A high resolution map of population in Milan in near real time, assembled using call data. Each square is 235 meters per side. Official population data is aggregated into larger districts, outlined in black. Click on image for larger view.
It's no surprise that official tallies of the inhabitants of a city miss many residents. Not everyone wishes to be counted, particularly not those who lack legal permission to be there, and censuses are infrequent, if they happen at all.
Yet a measure of human density and distribution could help urban planners, whose work would also benefit from knowledge of population on scales far finer than the size of a census tract — the size of a city block, for example.
So when Telecom Italia, a major mobile phone service in Italy, made available records for 600 million calls placed in metropolitan Milan as part of a big data competition, a multidisciplinary team led by David Meyer, professor of mathematics at UC San Diego and research scholar with the University of California's Institute for Global Conflict and Cooperation stepped up.
"We wanted to paint a picture of immigrant populations in Milan," said team member Megha Ram, a research associate with IGCC. "Some calls to numbers outside the country are for business, of course," Ram notes, "But one source may be immigrants calling home."
Call data provided by Telecom Italia contained a wealth of information calls from Milan, which Meyer's team extracted to find patterns of human connection in a project they call (Dis)assembling Milan. Their entry made it into the top 10 of 652 submissions in the competition earlier this month.
The company made available a data set containing information such as the country code of numbers called localized to 10,000 "grid squares," 235 meters per side, about the size of a city block. Two months of call data was aggregated into 10-minute bins. This made for fine resolution in time and space, and also for a large amount of information to sort through.
"These data sets can be structured strangely," said Rex Douglass, a post-doctoral researcher with a background in political science and a quantitative bent. "It takes some imagination and creativity to come up with good ways to extract information."
The team's first step was to associate shear numbers of calls with the size of the population. "We wanted to construct a real-time population census at the city block level," Douglass said.
They aggregated call data for the block-sized grids into 68 of Milan's registration districts and looked for measures that corresponded with recorded population numbers, a strategy called machine learning.
"The idea is to find patterns in complex data even when we don't have good theoretical expectations to guide us," Douglass said.
The number of calls placed between 10 and 11 each morning to locations outside of Milan best predicted population in each census tract, they found, and that correlation held at larger scales as well, lending confidence to the measure when mapped to the far finer scale of 10,000 block-sized grids.
Large numbers of Egyptians live in Milan, but their numbers are uncertain.

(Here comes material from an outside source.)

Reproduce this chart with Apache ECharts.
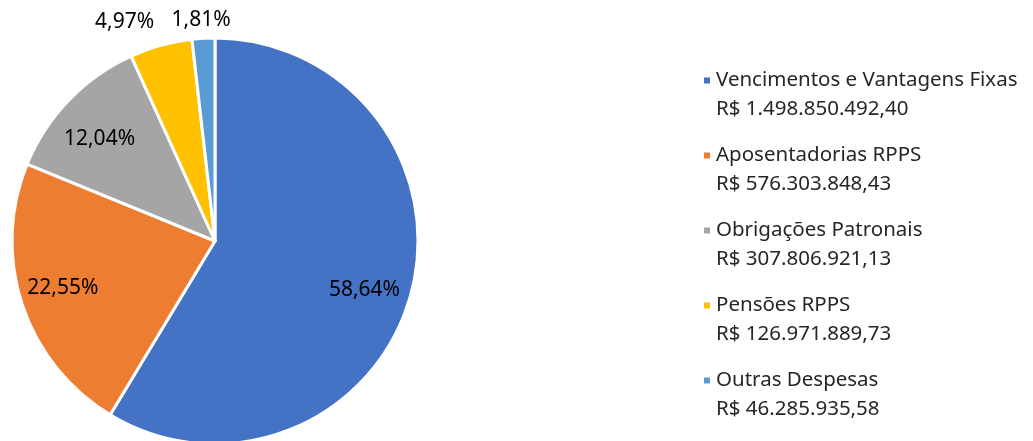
<!DOCTYPE html>
<html lang="pt-BR" style="height: 100%;overflow: hidden;">
<head>
  <meta charset="utf-8">
</head>
<body style="height: 100%; margin: 0; background: #fff;">
  <div id="container" style="width: 1033px; height: 441px"></div>
  <script type="text/javascript" src="https://cdn.jsdelivr.net/npm/echarts@6/dist/echarts.min.js"></script>
  <script type="text/javascript">
    var names = ['Vencimentos e Vantagens Fixas', 'Aposentadorias RPPS', 'Obrigações Patronais', 'Pensões RPPS', 'Outras Despesas'];
    var valores = [1498850492.40, 576303848.43, 307806921.13, 126971889.73, 46285935.58];
    var cores = ['#4472C4', '#ED7D31', '#A5A5A5', '#FFC000', '#5B9BD5'];

    var total = valores.reduce(function (a, b) { return a + b; }, 0);

    function fmtReais(v) {
      var parts = v.toFixed(2).split('.');
      var inteiro = parts[0].replace(/\B(?=(\d{3})+(?!\d))/g, '.');
      return 'R$ ' + inteiro + ',' + parts[1];
    }
    function fmtPct(v) {
      return (v / total * 100).toFixed(2).replace('.', ',') + '%';
    }

    var dom = document.getElementById('container');
    var myChart = echarts.init(dom, null, { renderer: 'canvas' });

    var R = 203;
    var fonte = '"Noto Sans", sans-serif';

    var pieData = names.map(function (n, i) {
      return { name: n, value: valores[i], itemStyle: { color: cores[i] } };
    });
    var labelData = names.map(function (n, i) {
      var d = { name: n, value: valores[i] };
      if (i >= 3) {
        d.label = { position: 'outside' };
      }
      return d;
    });

    // ajuste fino dos rotulos (posicao "melhor ajuste" do Excel)
    var ajusteRotulo = { 0: [-5, 6], 1: [0, -3], 2: [0, 9], 3: [2, -10], 4: [33, -4] };

    var option = {
      backgroundColor: '#fff',
      animation: false,
      legend: {
        orient: 'vertical',
        left: 702,
        top: 37,
        padding: 0,
        icon: 'rect',
        itemWidth: 8,
        itemHeight: 8,
        itemGap: -12,
        textGap: 9,
        data: names,
        formatter: function (name) {
          var i = names.indexOf(name);
          // linha vazia no topo para alinhar o marcador com a primeira linha
          return ' \n' + name + '\n' + fmtReais(valores[i]);
        },
        textStyle: {
          fontFamily: fonte,
          fontSize: 20.5,
          color: '#262626',
          lineHeight: 29
        }
      },
      series: [
        {
          name: 'despesas',
          type: 'pie',
          center: [215, 241],
          radius: [0, R],
          startAngle: 90,
          clockwise: true,
          silent: true,
          label: { show: false },
          labelLine: { show: false },
          itemStyle: { borderColor: '#fff', borderWidth: 3 },
          data: pieData
        },
        {
          name: 'rotulos',
          type: 'pie',
          center: [215, 241],
          radius: [R * 0.55, R],
          startAngle: 90,
          clockwise: true,
          silent: true,
          legendHoverLink: false,
          avoidLabelOverlap: false,
          itemStyle: { color: 'transparent' },
          label: {
            show: true,
            position: 'inside',
            fontFamily: fonte,
            fontSize: 21,
            color: '#000',
            formatter: function (p) { return fmtPct(p.value); }
          },
          labelLine: { show: false, length: 14, length2: 0 },
          labelLayout: function (p) {
            var a = ajusteRotulo[p.dataIndex];
            return a ? { dx: a[0], dy: a[1] } : {};
          },
          data: labelData
        }
      ]
    };

    myChart.setOption(option);
    window.addEventListener('resize', myChart.resize);
  </script>
</body>
</html>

Estimates by the Egyptian consulate are about twice the numbers recorded by Italian officials, a discrepancy that likely results from many immigrants who arrived through unofficial channels, a status Italians call "irregular."
Meyer's team used a similar strategy to locate and count this subpopulation by analyzing patterns of calls from Milan to Egypt. They found that calls during dinnertime in Egypt were the best predictor of this population.
Using big data in this way could raise concern, but benefits in this case could outweight potential harm, the team said. Italy has a history of integrating immigrant populations through periodic amnesty programs that allow people to switch their immigration status to "regular." And organizations that provide social services and health care, and work to protect the human rights would like to identify neighborhoods where their help is most needed.
Calls from one grid to another provide a measure of human connections within Milan, "the practical geometry of a city," Meyer said. They found Milanese community to be more closely tied along the radial streets than around ring roads, a community structure better represented by a map projected onto a hyperbolic manifold than a flat plane.
Meyer's group joins experts in data and analysis with researchers who specialize in social and political issues to address these kinds of questions, creating a unique sort of synergy.
"It allows us to explore questions in a completely different way," said Ram, who holds a degree in international studies with a concentration in economics. "I've gained a new perspective on quantitative methods in the field of political science that is expanding my thoughts about what's possible."
David Rideout, a project scientist in mathematics and Dongjin Song, a graduate student in electrical and computer engineering, completed the team for this competition.